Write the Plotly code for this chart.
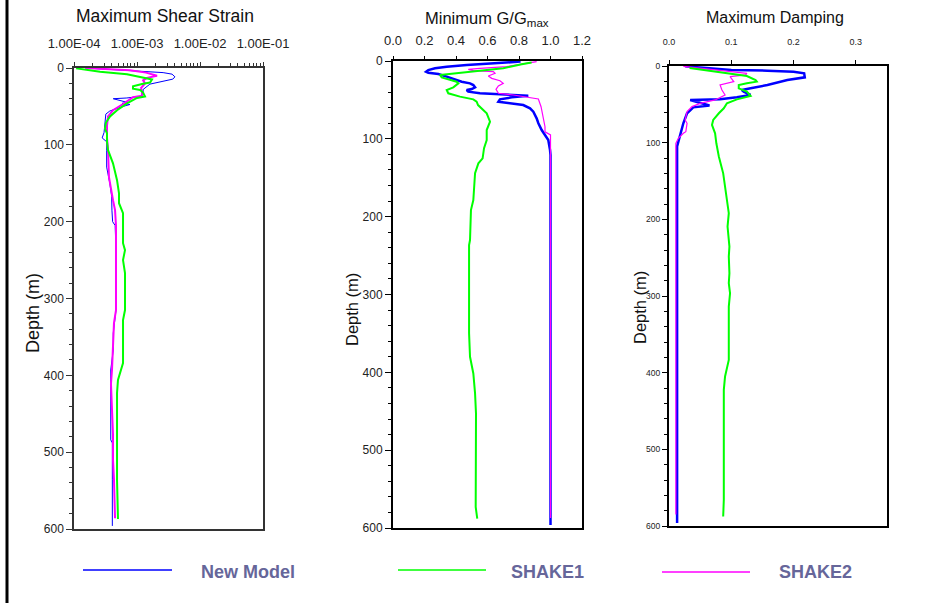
import plotly.graph_objects as go

# ---------------- data ----------------
# Maximum shear strain (log scale) vs depth (m)
strain_new_depth = [0, 4.8, 6, 8, 11.5, 14.5, 21, 28, 33, 37, 39, 40, 45, 46, 47.5, 50, 56, 60, 71, 84,
                    91, 96, 107, 129, 150, 167, 185, 200, 205, 237, 315, 345, 367, 393, 484, 488, 536, 596]
strain_new = [1.55e-4, 1.45e-3, 2.6e-3, 3.6e-3, 4.0e-3, 3.7e-3, 1.6e-3, 1.25e-3, 1.25e-3, 1.1e-3, 6.9e-4,
              4.2e-4, 7.2e-4, 5.8e-4, 7.7e-4, 6.0e-4, 3.7e-4, 3.2e-4, 3.1e-4, 3.0e-4,
              2.8e-4, 3.3e-4, 3.3e-4, 3.3e-4, 3.7e-4, 3.96e-4, 4.0e-4, 4.1e-4, 4.5e-4, 4.64e-4, 4.64e-4,
              4.2e-4, 4.2e-4, 3.83e-4, 3.83e-4, 4.06e-4, 4.06e-4, 4.06e-4]

strain_s1_depth = [0.5, 4.8, 8, 11, 13, 15, 19, 20.8, 23.9, 27, 28.6, 32, 37, 39, 46, 55, 63, 71, 79, 85,
                   96, 107, 124, 146, 163, 176, 189, 228, 237, 250, 267, 315, 328, 384, 406, 423, 536, 587]
strain_s1 = [1.08e-4, 2.59e-4, 6.94e-4, 1.0e-3, 1.44e-3, 1.73e-3, 1.61e-3, 1.2e-3, 8.65e-4, 8.65e-4,
             1.12e-3, 1.25e-3, 1.34e-3, 1.0e-3, 6.94e-4, 4.82e-4, 3.73e-4, 3.22e-4, 3.1e-4, 3.34e-4,
             3.34e-4, 3.47e-4, 4.16e-4, 4.82e-4, 5.18e-4, 5.18e-4, 6.0e-4, 6.0e-4, 6.45e-4, 6.0e-4,
             6.45e-4, 6.45e-4, 6.0e-4, 6.0e-4, 4.99e-4, 4.82e-4, 4.82e-4, 4.99e-4]

strain_s2_depth = [0, 3, 6, 8.5, 10, 12.8, 16, 20, 26, 30, 36, 38, 43, 47, 55, 63, 75, 91, 107, 142,
                   172, 185, 205, 315, 332, 367, 393, 411, 446, 477, 510, 536, 586]
strain_s2 = [1.5e-4, 7.74e-4, 1.39e-3, 1.8e-3, 2.08e-3, 1.44e-3, 1.25e-3, 1.34e-3, 1.16e-3, 1.2e-3,
             1.2e-3, 8.65e-4, 7.19e-4, 6.0e-4, 4.16e-4, 3.47e-4, 3.34e-4, 3.34e-4, 3.47e-4, 3.59e-4,
             4.16e-4, 4.48e-4, 4.64e-4, 4.64e-4, 4.31e-4, 4.16e-4, 4.01e-4, 3.86e-4, 4.01e-4, 4.16e-4,
             4.16e-4, 4.31e-4, 4.48e-4]

# Minimum G/Gmax vs depth (m)
g_new_depth = [0.8, 3.0, 5.1, 7.3, 9.4, 11.6, 13.7, 15.0, 16.7, 20.1, 23.3, 26.6, 28.7, 30.9, 33.8, 36,
               37.3, 39.4, 41.5, 42.8, 44.6, 46.7, 49.3, 52.3, 54.4, 56.6, 60.8, 65.1, 73.7, 80, 88.7,
               95, 101.5, 114.4, 120.8, 596]
g_new = [0.81, 0.616, 0.468, 0.341, 0.267, 0.224, 0.21, 0.224, 0.288, 0.341, 0.394, 0.436, 0.489, 0.51,
         0.521, 0.50, 0.468, 0.478, 0.552, 0.679, 0.859, 0.754, 0.679, 0.669, 0.743, 0.827, 0.870,
         0.891, 0.912, 0.923, 0.944, 0.965, 0.986, 0.997, 1.0, 1.0]

g_s1_depth = [1.9, 4.1, 9.4, 12.4, 15, 18, 21, 23.6, 26.6, 28.7, 33.8, 37.3, 41.5, 45.8, 49.3, 52.3,
              56.6, 67.3, 78, 88.7, 101.5, 112, 125, 131.5, 144, 166, 178.7, 191.5, 230, 236.5, 349.6,
              380, 401.5, 427, 453, 573, 588]
g_s1 = [0.88, 0.817, 0.70, 0.573, 0.425, 0.298, 0.309, 0.362, 0.404, 0.415, 0.383, 0.341, 0.351, 0.425,
        0.51, 0.531, 0.54, 0.595, 0.616, 0.595, 0.595, 0.578, 0.569, 0.542, 0.521, 0.514, 0.51, 0.495,
        0.489, 0.483, 0.483, 0.489, 0.51, 0.521, 0.527, 0.525, 0.535]

g_s2_depth = [0.8, 3, 7.3, 9.4, 10.7, 12.4, 13.7, 15.8, 19.3, 22.3, 25.3, 28.7, 32.1, 36.4, 41.5, 43.7,
              48.8, 58.7, 73.7, 84.4, 91, 95, 587]
g_s2 = [0.912, 0.849, 0.722, 0.552, 0.478, 0.51, 0.637, 0.648, 0.605, 0.627, 0.679, 0.70, 0.669, 0.654,
        0.669, 0.764, 0.923, 0.94, 0.954, 0.965, 0.965, 1.0, 1.0]

# Maximum damping vs depth (m)
d_new_depth = [0.4, 5.2, 6.1, 7.4, 9.6, 14.8, 18.3, 24.8, 29.1, 31.3, 33.5, 37.8, 40.8, 43.5, 44.3,
               46.5, 48.7, 51.5, 53.9, 57.4, 61.7, 74.7, 92, 105, 596]
d_new = [0.026, 0.10, 0.158, 0.20, 0.217, 0.218, 0.19, 0.158, 0.131, 0.117, 0.12, 0.131, 0.109, 0.082,
         0.034, 0.045, 0.055, 0.065, 0.039, 0.034, 0.029, 0.023, 0.018, 0.013, 0.013]

d_s1_depth = [2.6, 5.2, 7.4, 10.4, 13, 18.3, 20.4, 22.6, 24.8, 29.1, 33.5, 39.1, 43.5, 48.7, 55.2, 61.7,
              70.4, 76.9, 87.8, 100.8, 118, 140, 157, 174.7, 192, 209.5, 235.6, 248.6, 270.3, 283.3,
              296.4, 313.8, 383.3, 405, 422.4, 565.8, 587.6]
d_s1 = [0.033, 0.055, 0.077, 0.104, 0.125, 0.139, 0.141, 0.125, 0.112, 0.112, 0.125, 0.131, 0.109, 0.093,
        0.088, 0.080, 0.071, 0.069, 0.074, 0.076, 0.080, 0.087, 0.090, 0.092, 0.096, 0.094, 0.097, 0.096,
        0.097, 0.096, 0.098, 0.096, 0.096, 0.090, 0.088, 0.088, 0.087]

d_s2_depth = [0.4, 5.2, 9.6, 11.7, 13.9, 20.4, 22.6, 24.8, 31.3, 37.8, 44.3, 48.7, 53, 59.5, 70.4, 74.7,
              85.6, 87.8, 94.3, 100.8, 585]
d_s2 = [0.023, 0.082, 0.125, 0.123, 0.098, 0.104, 0.093, 0.082, 0.085, 0.09, 0.074, 0.05, 0.037, 0.029,
        0.026, 0.029, 0.027, 0.023, 0.015, 0.011, 0.011]

series_names = ["New Model", "SHAKE1", "SHAKE2"]
series_colors = ["#0000ff", "#00ff00", "#ff00ff"]

strain_ticks = [1e-4, 1e-3, 1e-2, 1e-1]
strain_ticktext = ["1.00E-04", "1.00E-03", "1.00E-02", "1.00E-01"]
depth_ticks = [0, 100, 200, 300, 400, 500, 600]

# ---------------- layout helpers ----------------
W, H = 951, 603
FONT = "Arial, 'Liberation Sans', sans-serif"


def px_x(p):
    return p / W


def px_y(p):
    return 1 - p / H


fig = go.Figure()

panels = [
    ("x", "y", [(strain_new_depth, strain_new, 1.0), (strain_s1_depth, strain_s1, 2.0),
                (strain_s2_depth, strain_s2, 2.0)]),
    ("x2", "y2", [(g_new_depth, g_new, 2.5), (g_s1_depth, g_s1, 2.0), (g_s2_depth, g_s2, 1.2)]),
    ("x3", "y3", [(d_new_depth, d_new, 2.5), (d_s1_depth, d_s1, 2.0), (d_s2_depth, d_s2, 1.2)]),
]

draw_order = [0, 2, 1]  # blue, magenta, green on top
for xa, ya, curves in panels:
    for i in draw_order:
        dep, val, w = curves[i]
        fig.add_trace(go.Scatter(
            x=val, y=dep, mode="lines", name=series_names[i], showlegend=False,
            line=dict(color=series_colors[i], width=w), xaxis=xa, yaxis=ya,
        ))

axis_common = dict(showgrid=False, zeroline=False, showline=True, mirror=True, color="#000000",
                   automargin=False)

# Panel 1 : Maximum Shear Strain
fig.update_layout(
    xaxis=dict(axis_common, type="log", range=[-4, -1], side="top", anchor="y",
               domain=[px_x(74), px_x(263)], tickmode="array", tickvals=strain_ticks,
               ticktext=strain_ticktext, ticks="outside", ticklen=4, tickwidth=1,
               linecolor="#333333", linewidth=1.5, tickcolor="#333333",
               ticklabelstandoff=9,
               minor=dict(tickmode="array",
                          tickvals=[k * 10 ** e for e in (-4, -3, -2) for k in range(2, 10)],
                          ticks="outside", ticklen=3, tickcolor="#333333"),
               tickfont=dict(family=FONT, size=13, color="#222222")),
    yaxis=dict(axis_common, range=[600, 0], anchor="x", domain=[px_y(529), px_y(68)],
               tickmode="array", tickvals=depth_ticks, ticks="outside", ticklen=6,
               linecolor="#333333", linewidth=1.5, tickcolor="#333333",
               minor=dict(dtick=20, tick0=0, ticks="outside", ticklen=3, tickcolor="#333333"),
               tickfont=dict(family=FONT, size=12, color="#222222")),
    # Panel 2 : Minimum G/Gmax
    xaxis2=dict(axis_common, range=[0, 1.2], side="top", anchor="y2",
                domain=[px_x(393), px_x(582)], tickmode="array",
                tickvals=[0, 0.2, 0.4, 0.6, 0.8, 1.0, 1.2], tickformat=".1f",
                ticks="outside", ticklen=3, linecolor="#000000", linewidth=2,
                ticklabelstandoff=6,
                tickfont=dict(family=FONT, size=13, color="#222222")),
    yaxis2=dict(axis_common, range=[600, 0], anchor="x2", domain=[px_y(528), px_y(61)],
                tickmode="array", tickvals=depth_ticks, ticks="outside", ticklen=6,
                linecolor="#000000", linewidth=2,
                minor=dict(dtick=20, tick0=0, ticks="outside", ticklen=3),
                tickfont=dict(family=FONT, size=12, color="#222222")),
    # Panel 3 : Maximum Damping
    xaxis3=dict(axis_common, range=[0, 0.35], side="top", anchor="y3",
                domain=[px_x(669), px_x(887)], tickmode="array",
                tickvals=[0, 0.1, 0.2, 0.3], tickformat=".1f",
                ticks="outside", ticklen=4, linecolor="#000000", linewidth=2,
                ticklabelstandoff=11,
                tickfont=dict(family=FONT, size=9, color="#222222")),
    yaxis3=dict(axis_common, range=[600, 0], anchor="x3", domain=[px_y(526), px_y(66)],
                tickmode="array", tickvals=depth_ticks, ticks="outside", ticklen=5,
                linecolor="#000000", linewidth=2,
                minor=dict(dtick=20, tick0=0, ticks="outside", ticklen=3),
                tickfont=dict(family=FONT, size=8.5, color="#222222")),
)

annotations = [
    dict(text="Maximum Shear Strain", x=px_x(165), y=px_y(16), size=17.5),
    dict(text="Minimum G/G<sub>max</sub>", x=px_x(487), y=px_y(19), size=16.5),
    dict(text="Maximum Damping", x=px_x(775), y=px_y(18), size=16),
]
for a in annotations:
    fig.add_annotation(text=a["text"], x=a["x"], y=a["y"], xref="paper", yref="paper",
                       xanchor="center", yanchor="middle", showarrow=False,
                       font=dict(family=FONT, size=a["size"], color="#111111"))

for xpos, ypos, size in [(33, 313, 18), (352, 310, 16.5), (640, 308, 16.5)]:
    fig.add_annotation(text="Depth (m)", x=px_x(xpos), y=px_y(ypos), xref="paper", yref="paper",
                       xanchor="center", yanchor="middle", showarrow=False, textangle=-90,
                       font=dict(family=FONT, size=size, color="#111111"))

# Legend: a line sample followed by a bold label for each series
legend_items = [
    (83, 172, 570, 248, 572),
    (398, 486, 570, 547, 572),
    (662, 750, 572, 815, 572),
]
for i, (x0, x1, ly, tx, ty) in enumerate(legend_items):
    fig.add_shape(type="line", xref="paper", yref="paper",
                  x0=px_x(x0), x1=px_x(x1), y0=px_y(ly), y1=px_y(ly),
                  line=dict(color=series_colors[i], width=1.5))
    fig.add_annotation(text="<b>%s</b>" % series_names[i], x=px_x(tx), y=px_y(ty),
                       xref="paper", yref="paper", xanchor="center", yanchor="middle",
                       showarrow=False, font=dict(family=FONT, size=18, color="#66669a"))

# Frame edge on the left side of the page
fig.add_shape(type="line", xref="paper", yref="paper", x0=px_x(7), x1=px_x(7), y0=0, y1=1,
              line=dict(color="#000000", width=3))

fig.update_layout(
    width=W, height=H, margin=dict(l=0, r=0, t=0, b=0, pad=0, autoexpand=False),
    paper_bgcolor="white", plot_bgcolor="white", showlegend=False,
)

fig.write_html("out.html")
::::::::
EXERCISE OBJECTIVE: Extract, word for word, each line from the top of the data down to and including the line with "import plotly.graph_objects as go"; skip the pictures.

THE SOLUTION:
Write the Plotly code for this chart.
import plotly.graph_objects as go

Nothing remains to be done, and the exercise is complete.